Perhaps, to Emanuel, it is reminiscent of the fact that his boss began actively campaigning for president with the shadow of Abraham Lincoln looming over him – he did it outside the Old State Capitol in Springfield, Ill.

I know the Emanuel people are going to say this is a stretch, because technically the Friday event where his resignation gets announced is not the beginning of the mayoral campaign. He could decide not to run in the 2011 municipal elections.

WHICH IS ABOUT as likely as the Chicago White Sox learning that about a dozen games they lost earlier this season were really victories that will be restored to their record – which would put them back in contention with the Minnesota Twins for a division title.

Emanuel running for mayor is as certain as the White Sox not winning anything this season, which means the campaign saga begins Friday – even if he wishes to think it begins later.

There are some people in this city who would have a hard time deciding which of those facts disgusts them more.

Because I know that for some, Friday is the beginning of a circus that they will wish Chicago would not have to endure. Part of it is a parochial nature on their part. Emanuel may have served a few years in Congress, but the bulk of his political career has been Washington-based.

HE WAS A significant aide to then-President Bill Clinton who also was credited for the Democrats winning back control of Congress in 2006, in addition to being Obama’s chief strategist. To people who think of government in terms of who picks up the trash, all of that is irrelevant.

If there is one person I would like to talk to in depth these days, it would be Nancy Kaszak – who back in 2002 was Emanuel’s opponent for that Congressional seat.

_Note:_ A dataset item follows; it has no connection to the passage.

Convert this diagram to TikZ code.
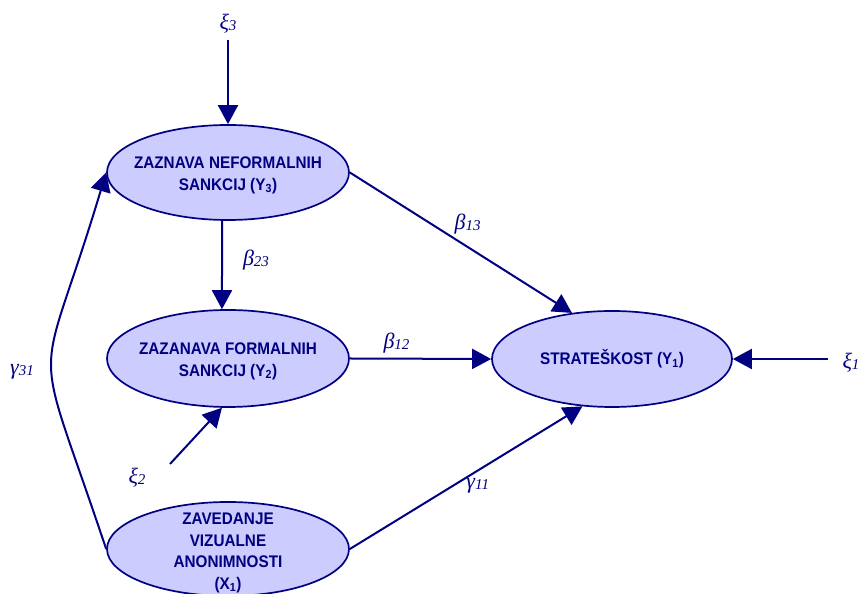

Their campaign against each other wound up being one of the most expensive in city electoral history, which is what makes Emanuel's financial edge such a big factor.

Kaszak was a former state legislator from the neighborhood who also was chief attorney for the Chicago Park District. In short, she was the typical kind of candidate who runs for such a political post, and she tried to create the image of a “nice Polish girl from the neighborhood” running against outsider Emanuel.

It didn’t work that year, even though there were a significant number of people living in the Illinois 5th Congressional District (the one that now calls Mike Quigley its U.S. rep.) who expressed the same detest for Emanuel and his image that many people across the city likely will express in coming months.

WHICH MEANS THAT anyone who thinks they can merely label Emanuel an “outsider” likely is thinking too small. It is going to take more than that to defeat him.

I do remember not being among those offended by Emanuel’s victory over Kaszak, in part because I knew his presence in Congress would offend the conservative ideologues who wanted to think that the 2000 election of George W. Bush as president had relegated Emanuel and other Clinton-types to permanent oblivion.

I’m sure some of those same ideologues will be equally appalled at the idea of Emanuel as Chicago mayor, since they want to write a version of history in which Emanuel is to blame for a failed Obama presidency and never recovers.

But I’m also sure there are other voters who will be backing a candidate who happens to come from their neighborhood or represents their interest. In the case of the potential candidacy of Rev. James Meeks, he will have his congregation thinking they’re voting for their preacher to be mayor.

I AM NOT about to predict who is going to win the election next spring, or who will qualify for a likely run-off election.

All I know is that Emanuel has the potential to demand attention in ways other candidates won’t get. Which other candidate will have Washington’s image eyeballing him as he prepares to leave the White House to return to our ranks as Chicagoans?